There are great opportunities to increase awareness of your event through branding—if you follow these steps suggested by experts in the field.

It’s no secret that technology has revolutionized marketing, changing the budget line item once called “signage” to “branding,” a more comprehensive term that includes everything from blimps to parking lot decals. However, it’s all too easy to simply reproduce the branding plan from your previous event without researching creative new options. Consider these six tips for expanding your efforts and building a lights-out branding strategy for your next sporting event.

Walk it out.

During your site visit, walk the path attendees will take to the venue and explore branding opportunities along the way. Is there a parking deck with elevators you can wrap? What does the venue allow on the sidewalk? If there is a fountain outside, can you create a cling for the bottom of it? Get creative, but be wise with your budget, directing your dollars toward high-visibility areas. (Read: Don’t install clings on all 47 escalators in the stadium.)

Think beyond the venue.

Work with the CVB to contact public transportation to see what can be branded on trains, buses and adjacent restaurants your guests will likely patron. What branding opportunities can your contracted hotels offer? “Venues make [branding opportunities] a selling point instead of reaction point,” says Kavin Schieferdecker, director of sales and marketing for Hilton Anatole in Dallas, which has hosted NFL playoffs and Super Bowl and Cotton Bowl games. Along with the traditional standing signs or looping welcome messages in lobbies, some hotels are now branding room keys and offering more moments for recognition.
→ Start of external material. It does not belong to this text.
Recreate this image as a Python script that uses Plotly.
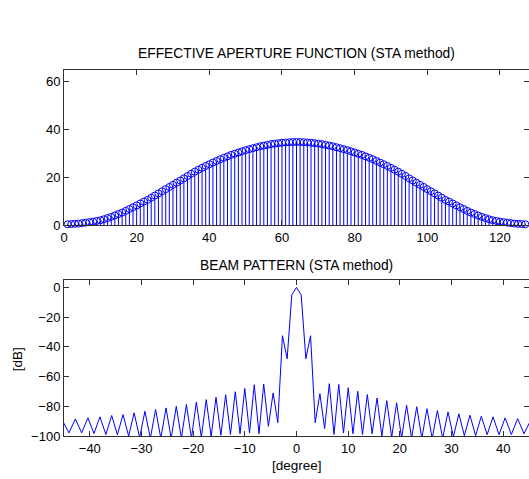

Facilitate viral marketing.

Create a signature selfie location in a high-traffic area, inviting your attendees to share your event with their social media followers. Shawn Elledge, who has worked in marketing for more than a decade, says he’s seen this result in both excitement and momentum on-site, but also a widely expanded reach online. “We include our event hashtags on everything we can: wristbands, apparel and every signage piece,” Elledge says.

Use color.

If you have flexibility from the beginning, consider incorporating the venue’s colors to result in one comprehensive vibe. If not, think St. Paddy’s Day style and ask what the venue can change to your color just for the event: cups, chairs, drinks, etc. Also incorporate the color into your F&B plan. Light up the venue with your event colors on the evenings leading up to it to create buzz.

Engage.

Take customer service to the next level and use what Elledge calls human wayfinding. Enlist a stellar team of volunteers; train them thoroughly in the event FAQs; and send them to strategic locations wearing branded shirts to hold signs, answer questions and serve as another point of contact for attendees. Equip each of them with a radio to get tricky questions answered or reach further help.

Seek recommendations.

Your point of contact at the venue should be able to tell you any restrictions for signage, show you examples of branding locations other groups have used and share the preferred vendor list for installation. “Use good vendors that know the venue well and come highly recommended,” says Schieferdecker. During a disastrous event at his hotel, one group that brought in an unknown installation vendor to save money. It ended up with clings filled with air bubbles and crooked signs that had cost a pretty penny to produce.